▸ **To do**:
In this exercise, return the whole listing exactly, excluding any images.
— Begin —
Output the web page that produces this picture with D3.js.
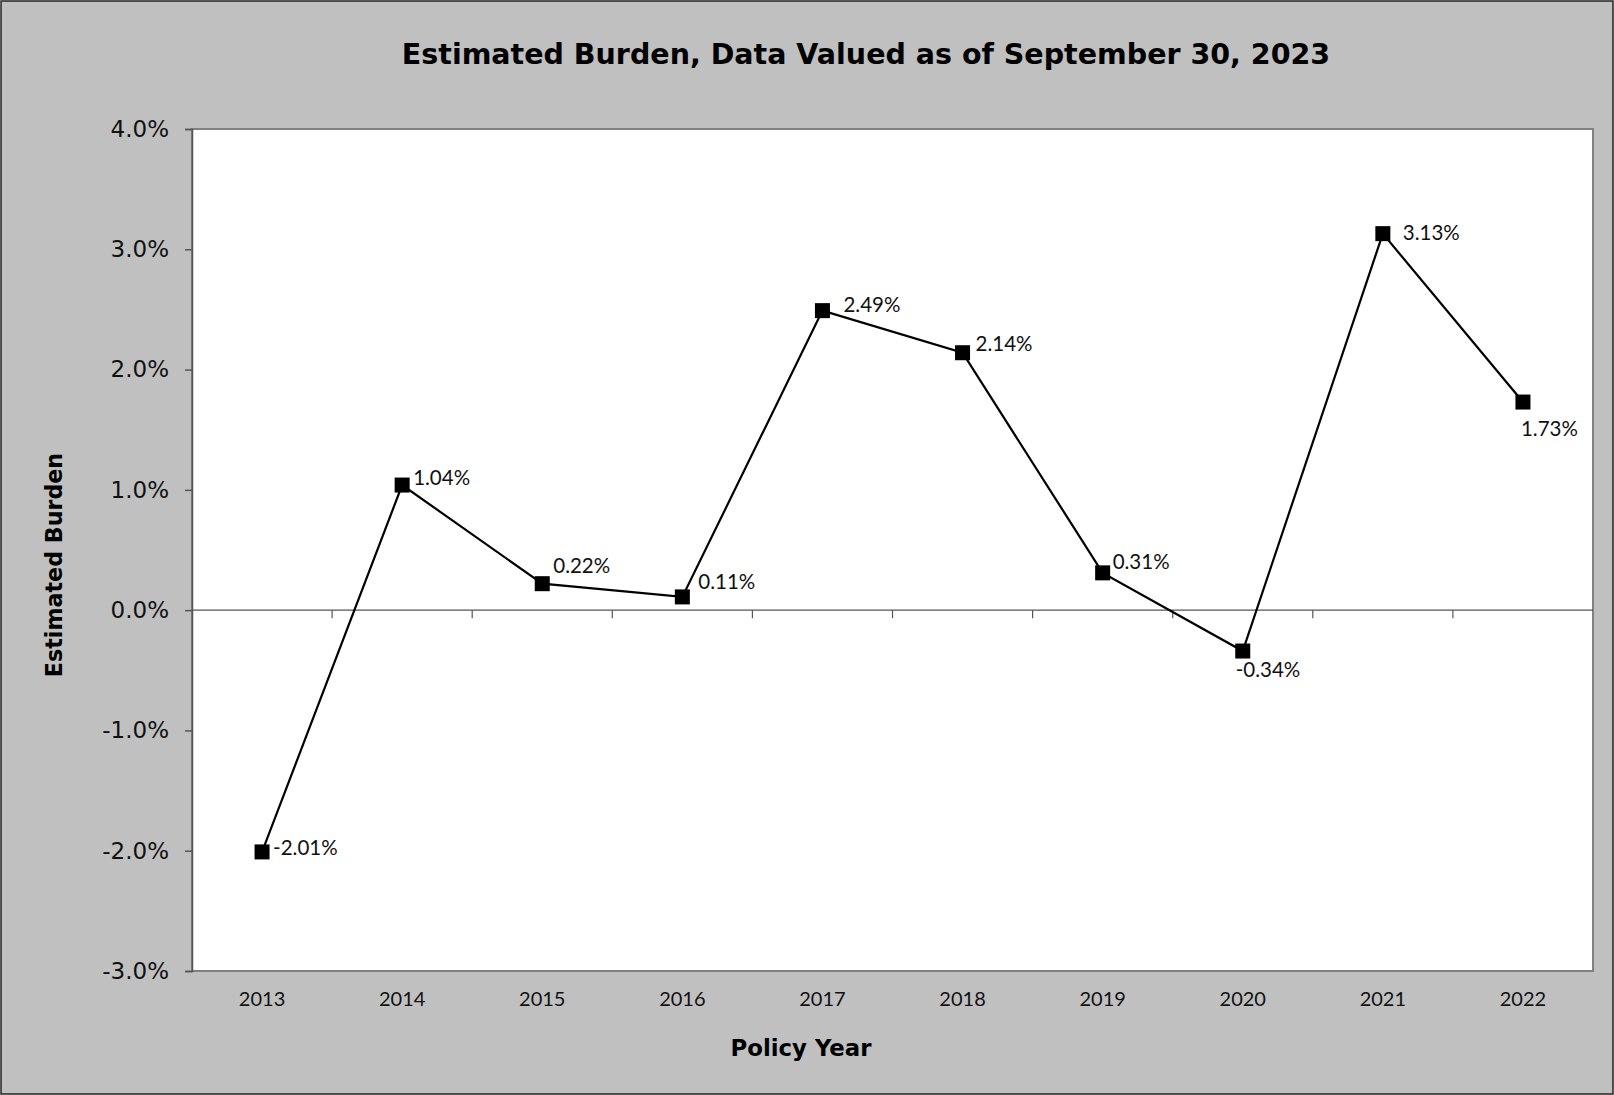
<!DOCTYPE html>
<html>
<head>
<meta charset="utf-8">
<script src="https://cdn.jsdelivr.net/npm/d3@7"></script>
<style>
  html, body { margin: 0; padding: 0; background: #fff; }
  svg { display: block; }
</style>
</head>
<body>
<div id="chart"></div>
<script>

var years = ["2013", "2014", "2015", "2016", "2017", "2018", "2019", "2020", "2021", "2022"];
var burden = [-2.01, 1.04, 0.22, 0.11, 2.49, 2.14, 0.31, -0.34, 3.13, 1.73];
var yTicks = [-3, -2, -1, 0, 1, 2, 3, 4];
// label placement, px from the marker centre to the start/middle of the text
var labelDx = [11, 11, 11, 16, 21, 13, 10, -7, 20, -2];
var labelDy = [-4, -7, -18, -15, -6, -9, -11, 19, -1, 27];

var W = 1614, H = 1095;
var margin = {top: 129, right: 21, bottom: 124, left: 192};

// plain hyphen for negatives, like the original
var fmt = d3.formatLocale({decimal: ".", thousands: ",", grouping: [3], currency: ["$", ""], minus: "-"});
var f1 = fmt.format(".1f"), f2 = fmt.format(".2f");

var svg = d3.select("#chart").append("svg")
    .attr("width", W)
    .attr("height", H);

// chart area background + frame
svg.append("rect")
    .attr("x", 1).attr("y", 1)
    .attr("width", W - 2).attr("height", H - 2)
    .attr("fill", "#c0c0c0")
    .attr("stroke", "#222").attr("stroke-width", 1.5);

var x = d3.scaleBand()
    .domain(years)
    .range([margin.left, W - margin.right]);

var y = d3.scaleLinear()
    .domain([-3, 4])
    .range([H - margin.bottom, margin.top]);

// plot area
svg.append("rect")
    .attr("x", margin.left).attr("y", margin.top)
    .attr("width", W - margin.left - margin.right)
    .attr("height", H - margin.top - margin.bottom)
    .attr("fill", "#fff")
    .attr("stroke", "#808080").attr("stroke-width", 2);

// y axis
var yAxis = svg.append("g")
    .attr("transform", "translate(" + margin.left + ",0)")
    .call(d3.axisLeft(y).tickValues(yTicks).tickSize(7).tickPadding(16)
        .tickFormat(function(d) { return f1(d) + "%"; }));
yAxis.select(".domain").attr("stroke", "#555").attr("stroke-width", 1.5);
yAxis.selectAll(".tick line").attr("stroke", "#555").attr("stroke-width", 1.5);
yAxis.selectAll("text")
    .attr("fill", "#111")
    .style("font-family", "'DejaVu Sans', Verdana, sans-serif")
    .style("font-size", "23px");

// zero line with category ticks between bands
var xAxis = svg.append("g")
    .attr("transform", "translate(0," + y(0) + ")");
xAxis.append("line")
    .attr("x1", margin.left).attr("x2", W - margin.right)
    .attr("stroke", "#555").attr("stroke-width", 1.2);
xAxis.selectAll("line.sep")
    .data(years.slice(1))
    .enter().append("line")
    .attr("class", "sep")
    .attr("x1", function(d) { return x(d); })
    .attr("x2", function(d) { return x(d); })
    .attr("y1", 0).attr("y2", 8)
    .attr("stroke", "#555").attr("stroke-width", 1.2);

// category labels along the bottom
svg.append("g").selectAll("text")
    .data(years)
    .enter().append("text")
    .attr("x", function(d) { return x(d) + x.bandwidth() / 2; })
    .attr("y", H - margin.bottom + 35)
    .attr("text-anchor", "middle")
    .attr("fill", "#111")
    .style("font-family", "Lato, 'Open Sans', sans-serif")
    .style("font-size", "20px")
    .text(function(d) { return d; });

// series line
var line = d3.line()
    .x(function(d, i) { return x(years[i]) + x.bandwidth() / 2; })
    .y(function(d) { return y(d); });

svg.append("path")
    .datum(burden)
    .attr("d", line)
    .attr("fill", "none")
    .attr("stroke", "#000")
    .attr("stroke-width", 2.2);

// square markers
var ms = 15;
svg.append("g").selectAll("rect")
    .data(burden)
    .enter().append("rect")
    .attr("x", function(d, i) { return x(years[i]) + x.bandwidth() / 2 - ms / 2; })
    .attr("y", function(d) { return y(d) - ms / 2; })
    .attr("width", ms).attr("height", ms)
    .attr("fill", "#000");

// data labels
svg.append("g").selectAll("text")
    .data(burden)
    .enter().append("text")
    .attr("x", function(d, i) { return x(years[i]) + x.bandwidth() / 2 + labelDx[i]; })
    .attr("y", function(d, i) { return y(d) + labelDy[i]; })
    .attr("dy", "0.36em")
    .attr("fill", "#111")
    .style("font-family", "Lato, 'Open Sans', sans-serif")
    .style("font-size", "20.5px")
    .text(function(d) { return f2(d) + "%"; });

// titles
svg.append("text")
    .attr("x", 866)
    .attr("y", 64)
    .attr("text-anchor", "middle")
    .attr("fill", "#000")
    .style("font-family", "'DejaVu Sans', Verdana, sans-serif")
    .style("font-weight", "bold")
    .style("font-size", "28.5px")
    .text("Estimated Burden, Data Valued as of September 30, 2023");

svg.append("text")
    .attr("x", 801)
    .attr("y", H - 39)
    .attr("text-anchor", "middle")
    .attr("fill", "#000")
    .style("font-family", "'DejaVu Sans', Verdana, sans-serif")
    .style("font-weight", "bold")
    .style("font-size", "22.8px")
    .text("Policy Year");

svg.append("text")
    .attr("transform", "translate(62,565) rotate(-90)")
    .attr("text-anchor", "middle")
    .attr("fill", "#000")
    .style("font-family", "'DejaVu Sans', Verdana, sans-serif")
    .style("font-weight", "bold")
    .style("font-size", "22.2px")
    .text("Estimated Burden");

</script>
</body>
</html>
— End —
▸ **Response**:
Output the web page that produces this picture with D3.js.
<!DOCTYPE html>
<html>
<head>
<meta charset="utf-8">
<script src="https://cdn.jsdelivr.net/npm/d3@7"></script>
<style>
  html, body { margin: 0; padding: 0; background: #fff; }
  svg { display: block; }
</style>
</head>
<body>
<div id="chart"></div>
<script>

var years = ["2013", "2014", "2015", "2016", "2017", "2018", "2019", "2020", "2021", "2022"];
var burden = [-2.01, 1.04, 0.22, 0.11, 2.49, 2.14, 0.31, -0.34, 3.13, 1.73];
var yTicks = [-3, -2, -1, 0, 1, 2, 3, 4];
// label placement, px from the marker centre to the start/middle of the text
var labelDx = [11, 11, 11, 16, 21, 13, 10, -7, 20, -2];
var labelDy = [-4, -7, -18, -15, -6, -9, -11, 19, -1, 27];

var W = 1614, H = 1095;
var margin = {top: 129, right: 21, bottom: 124, left: 192};

// plain hyphen for negatives, like the original
var fmt = d3.formatLocale({decimal: ".", thousands: ",", grouping: [3], currency: ["$", ""], minus: "-"});
var f1 = fmt.format(".1f"), f2 = fmt.format(".2f");

var svg = d3.select("#chart").append("svg")
    .attr("width", W)
    .attr("height", H);

// chart area background + frame
svg.append("rect")
    .attr("x", 1).attr("y", 1)
    .attr("width", W - 2).attr("height", H - 2)
    .attr("fill", "#c0c0c0")
    .attr("stroke", "#222").attr("stroke-width", 1.5);

var x = d3.scaleBand()
    .domain(years)
    .range([margin.left, W - margin.right]);

var y = d3.scaleLinear()
    .domain([-3, 4])
    .range([H - margin.bottom, margin.top]);

// plot area
svg.append("rect")
    .attr("x", margin.left).attr("y", margin.top)
    .attr("width", W - margin.left - margin.right)
    .attr("height", H - margin.top - margin.bottom)
    .attr("fill", "#fff")
    .attr("stroke", "#808080").attr("stroke-width", 2);

// y axis
var yAxis = svg.append("g")
    .attr("transform", "translate(" + margin.left + ",0)")
    .call(d3.axisLeft(y).tickValues(yTicks).tickSize(7).tickPadding(16)
        .tickFormat(function(d) { return f1(d) + "%"; }));
yAxis.select(".domain").attr("stroke", "#555").attr("stroke-width", 1.5);
yAxis.selectAll(".tick line").attr("stroke", "#555").attr("stroke-width", 1.5);
yAxis.selectAll("text")
    .attr("fill", "#111")
    .style("font-family", "'DejaVu Sans', Verdana, sans-serif")
    .style("font-size", "23px");

// zero line with category ticks between bands
var xAxis = svg.append("g")
    .attr("transform", "translate(0," + y(0) + ")");
xAxis.append("line")
    .attr("x1", margin.left).attr("x2", W - margin.right)
    .attr("stroke", "#555").attr("stroke-width", 1.2);
xAxis.selectAll("line.sep")
    .data(years.slice(1))
    .enter().append("line")
    .attr("class", "sep")
    .attr("x1", function(d) { return x(d); })
    .attr("x2", function(d) { return x(d); })
    .attr("y1", 0).attr("y2", 8)
    .attr("stroke", "#555").attr("stroke-width", 1.2);

// category labels along the bottom
svg.append("g").selectAll("text")
    .data(years)
    .enter().append("text")
    .attr("x", function(d) { return x(d) + x.bandwidth() / 2; })
    .attr("y", H - margin.bottom + 35)
    .attr("text-anchor", "middle")
    .attr("fill", "#111")
    .style("font-family", "Lato, 'Open Sans', sans-serif")
    .style("font-size", "20px")
    .text(function(d) { return d; });

// series line
var line = d3.line()
    .x(function(d, i) { return x(years[i]) + x.bandwidth() / 2; })
    .y(function(d) { return y(d); });

svg.append("path")
    .datum(burden)
    .attr("d", line)
    .attr("fill", "none")
    .attr("stroke", "#000")
    .attr("stroke-width", 2.2);

// square markers
var ms = 15;
svg.append("g").selectAll("rect")
    .data(burden)
    .enter().append("rect")
    .attr("x", function(d, i) { return x(years[i]) + x.bandwidth() / 2 - ms / 2; })
    .attr("y", function(d) { return y(d) - ms / 2; })
    .attr("width", ms).attr("height", ms)
    .attr("fill", "#000");

// data labels
svg.append("g").selectAll("text")
    .data(burden)
    .enter().append("text")
    .attr("x", function(d, i) { return x(years[i]) + x.bandwidth() / 2 + labelDx[i]; })
    .attr("y", function(d, i) { return y(d) + labelDy[i]; })
    .attr("dy", "0.36em")
    .attr("fill", "#111")
    .style("font-family", "Lato, 'Open Sans', sans-serif")
    .style("font-size", "20.5px")
    .text(function(d) { return f2(d) + "%"; });

// titles
svg.append("text")
    .attr("x", 866)
    .attr("y", 64)
    .attr("text-anchor", "middle")
    .attr("fill", "#000")
    .style("font-family", "'DejaVu Sans', Verdana, sans-serif")
    .style("font-weight", "bold")
    .style("font-size", "28.5px")
    .text("Estimated Burden, Data Valued as of September 30, 2023");

svg.append("text")
    .attr("x", 801)
    .attr("y", H - 39)
    .attr("text-anchor", "middle")
    .attr("fill", "#000")
    .style("font-family", "'DejaVu Sans', Verdana, sans-serif")
    .style("font-weight", "bold")
    .style("font-size", "22.8px")
    .text("Policy Year");

svg.append("text")
    .attr("transform", "translate(62,565) rotate(-90)")
    .attr("text-anchor", "middle")
    .attr("fill", "#000")
    .style("font-family", "'DejaVu Sans', Verdana, sans-serif")
    .style("font-weight", "bold")
    .style("font-size", "22.2px")
    .text("Estimated Burden");

</script>
</body>
</html>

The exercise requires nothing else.